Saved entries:
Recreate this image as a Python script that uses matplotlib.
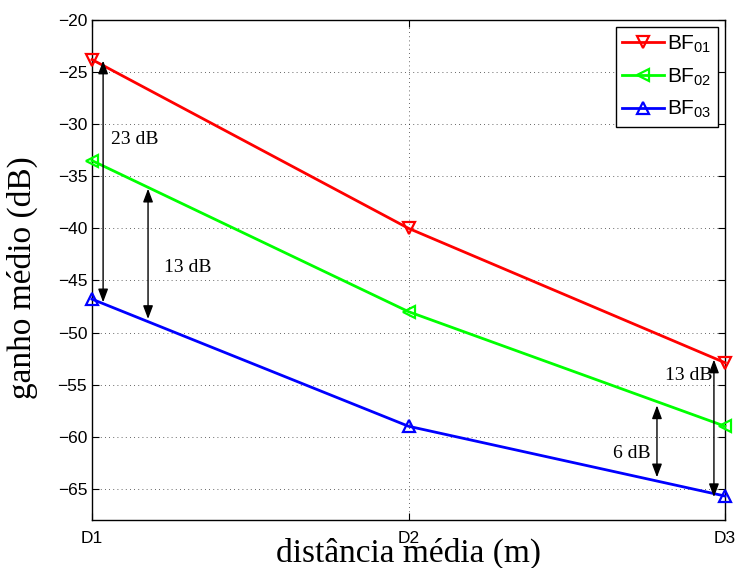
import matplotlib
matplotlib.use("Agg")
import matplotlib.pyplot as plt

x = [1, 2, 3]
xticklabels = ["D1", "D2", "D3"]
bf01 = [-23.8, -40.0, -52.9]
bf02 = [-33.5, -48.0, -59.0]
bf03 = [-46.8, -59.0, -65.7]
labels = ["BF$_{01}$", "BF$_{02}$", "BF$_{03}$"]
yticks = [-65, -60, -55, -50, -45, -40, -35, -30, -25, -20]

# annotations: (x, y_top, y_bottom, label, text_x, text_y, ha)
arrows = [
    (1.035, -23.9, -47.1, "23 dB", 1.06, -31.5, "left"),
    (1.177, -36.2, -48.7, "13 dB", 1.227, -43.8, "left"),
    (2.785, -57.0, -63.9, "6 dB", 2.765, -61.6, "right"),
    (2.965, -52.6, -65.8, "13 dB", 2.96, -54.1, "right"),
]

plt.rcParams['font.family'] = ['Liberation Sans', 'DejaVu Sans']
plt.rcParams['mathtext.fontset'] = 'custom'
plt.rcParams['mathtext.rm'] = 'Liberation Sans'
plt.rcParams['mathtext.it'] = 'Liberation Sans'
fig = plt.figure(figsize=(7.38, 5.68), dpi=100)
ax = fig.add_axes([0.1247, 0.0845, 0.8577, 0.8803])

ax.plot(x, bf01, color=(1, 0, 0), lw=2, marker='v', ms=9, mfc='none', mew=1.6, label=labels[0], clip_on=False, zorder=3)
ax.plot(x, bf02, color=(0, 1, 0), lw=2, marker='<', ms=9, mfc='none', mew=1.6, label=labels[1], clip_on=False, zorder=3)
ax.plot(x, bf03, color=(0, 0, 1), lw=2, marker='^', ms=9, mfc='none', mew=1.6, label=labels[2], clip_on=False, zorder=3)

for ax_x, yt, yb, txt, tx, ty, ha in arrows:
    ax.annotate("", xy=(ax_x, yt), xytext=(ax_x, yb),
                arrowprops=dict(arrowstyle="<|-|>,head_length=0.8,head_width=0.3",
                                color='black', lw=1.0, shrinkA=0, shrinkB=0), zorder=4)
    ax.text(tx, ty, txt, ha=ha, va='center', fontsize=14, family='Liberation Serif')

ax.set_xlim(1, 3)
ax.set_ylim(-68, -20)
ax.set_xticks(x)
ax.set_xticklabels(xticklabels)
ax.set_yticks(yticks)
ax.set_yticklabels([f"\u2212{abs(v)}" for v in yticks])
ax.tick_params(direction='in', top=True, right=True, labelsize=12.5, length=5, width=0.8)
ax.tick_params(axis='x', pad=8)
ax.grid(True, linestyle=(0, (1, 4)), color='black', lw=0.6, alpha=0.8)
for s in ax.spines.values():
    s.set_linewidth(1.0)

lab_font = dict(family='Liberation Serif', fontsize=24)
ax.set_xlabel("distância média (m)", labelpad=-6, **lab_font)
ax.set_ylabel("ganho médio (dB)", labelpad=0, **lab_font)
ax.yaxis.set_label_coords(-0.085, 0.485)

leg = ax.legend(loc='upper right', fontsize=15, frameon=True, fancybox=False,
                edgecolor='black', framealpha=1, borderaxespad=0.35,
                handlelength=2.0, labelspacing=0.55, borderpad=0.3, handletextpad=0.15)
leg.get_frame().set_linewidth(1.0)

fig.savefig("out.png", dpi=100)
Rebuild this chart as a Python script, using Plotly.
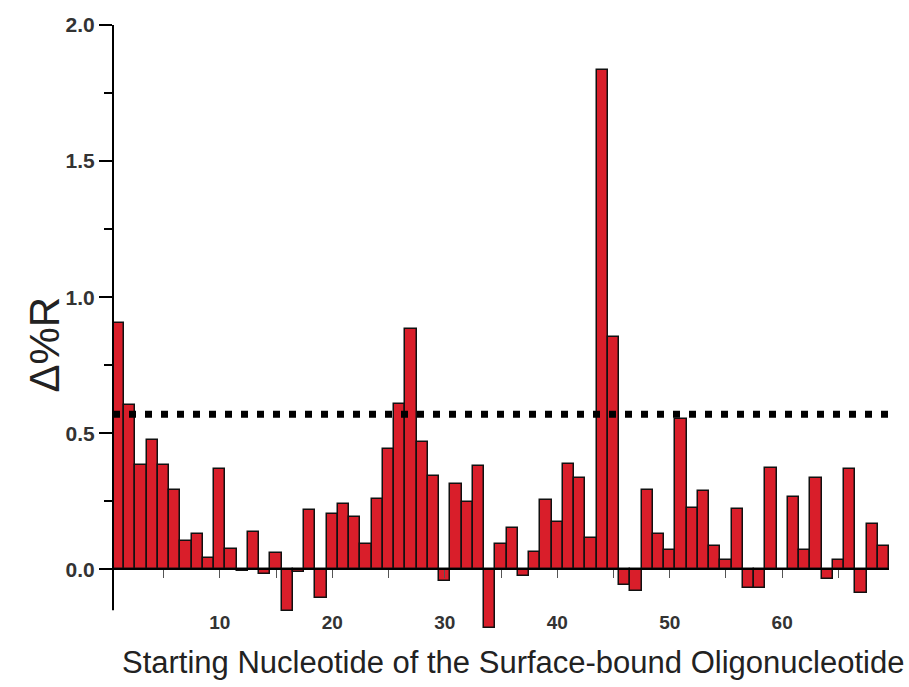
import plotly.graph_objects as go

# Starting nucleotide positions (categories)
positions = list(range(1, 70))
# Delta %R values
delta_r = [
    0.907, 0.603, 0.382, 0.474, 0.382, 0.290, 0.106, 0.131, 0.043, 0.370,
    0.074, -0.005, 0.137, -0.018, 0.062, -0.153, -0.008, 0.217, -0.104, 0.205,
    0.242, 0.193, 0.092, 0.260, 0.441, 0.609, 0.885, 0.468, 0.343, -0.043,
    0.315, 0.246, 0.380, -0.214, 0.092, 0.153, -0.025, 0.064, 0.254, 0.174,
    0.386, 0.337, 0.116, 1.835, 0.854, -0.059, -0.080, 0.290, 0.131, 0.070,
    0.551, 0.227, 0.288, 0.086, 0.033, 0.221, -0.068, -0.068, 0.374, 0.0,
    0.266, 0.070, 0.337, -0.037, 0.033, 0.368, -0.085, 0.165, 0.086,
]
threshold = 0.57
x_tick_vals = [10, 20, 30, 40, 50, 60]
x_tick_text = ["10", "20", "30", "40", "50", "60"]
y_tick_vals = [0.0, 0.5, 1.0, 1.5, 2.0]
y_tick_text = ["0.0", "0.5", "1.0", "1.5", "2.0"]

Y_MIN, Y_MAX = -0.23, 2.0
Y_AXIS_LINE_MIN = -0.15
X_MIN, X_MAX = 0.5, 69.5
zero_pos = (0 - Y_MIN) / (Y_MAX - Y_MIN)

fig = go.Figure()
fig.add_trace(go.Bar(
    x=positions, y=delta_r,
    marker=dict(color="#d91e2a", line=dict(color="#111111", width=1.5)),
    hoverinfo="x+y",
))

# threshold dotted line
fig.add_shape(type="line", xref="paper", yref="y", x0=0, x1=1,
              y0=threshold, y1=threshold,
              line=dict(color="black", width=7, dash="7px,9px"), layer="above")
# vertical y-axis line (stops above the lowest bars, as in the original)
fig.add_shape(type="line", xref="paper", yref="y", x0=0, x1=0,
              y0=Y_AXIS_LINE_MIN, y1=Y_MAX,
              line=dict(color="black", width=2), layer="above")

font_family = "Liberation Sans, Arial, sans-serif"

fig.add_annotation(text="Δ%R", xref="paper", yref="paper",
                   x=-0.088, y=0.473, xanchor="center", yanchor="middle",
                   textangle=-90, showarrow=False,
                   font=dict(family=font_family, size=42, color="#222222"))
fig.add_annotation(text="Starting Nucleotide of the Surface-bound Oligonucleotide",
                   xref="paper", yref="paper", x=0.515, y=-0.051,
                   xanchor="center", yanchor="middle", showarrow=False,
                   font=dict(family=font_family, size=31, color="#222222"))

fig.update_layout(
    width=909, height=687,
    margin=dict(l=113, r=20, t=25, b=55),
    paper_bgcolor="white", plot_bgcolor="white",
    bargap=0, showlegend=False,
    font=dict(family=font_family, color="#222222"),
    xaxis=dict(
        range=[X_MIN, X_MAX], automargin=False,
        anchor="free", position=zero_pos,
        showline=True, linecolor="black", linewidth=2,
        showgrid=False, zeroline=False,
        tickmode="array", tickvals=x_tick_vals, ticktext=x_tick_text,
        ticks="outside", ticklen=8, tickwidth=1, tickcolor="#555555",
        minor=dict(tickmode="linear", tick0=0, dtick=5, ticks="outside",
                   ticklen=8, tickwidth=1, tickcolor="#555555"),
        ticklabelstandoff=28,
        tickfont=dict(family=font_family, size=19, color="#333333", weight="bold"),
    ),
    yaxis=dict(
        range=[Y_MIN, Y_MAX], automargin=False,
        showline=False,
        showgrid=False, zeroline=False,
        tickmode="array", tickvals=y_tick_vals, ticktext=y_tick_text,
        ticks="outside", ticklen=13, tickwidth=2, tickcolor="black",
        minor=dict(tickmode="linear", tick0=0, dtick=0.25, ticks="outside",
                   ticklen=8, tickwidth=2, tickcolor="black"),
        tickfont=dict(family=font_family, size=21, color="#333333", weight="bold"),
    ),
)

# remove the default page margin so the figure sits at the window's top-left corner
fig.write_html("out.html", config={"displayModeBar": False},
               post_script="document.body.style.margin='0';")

Objective:
Nothing but the lines from the one containing "Rebuild this chart" through the one containing "import plotly.graph_objects as go" should be written out, exactly and with both ends. Pictures are left out.

Complete response:
Rebuild this chart as a Python script, using Plotly.
import plotly.graph_objects as go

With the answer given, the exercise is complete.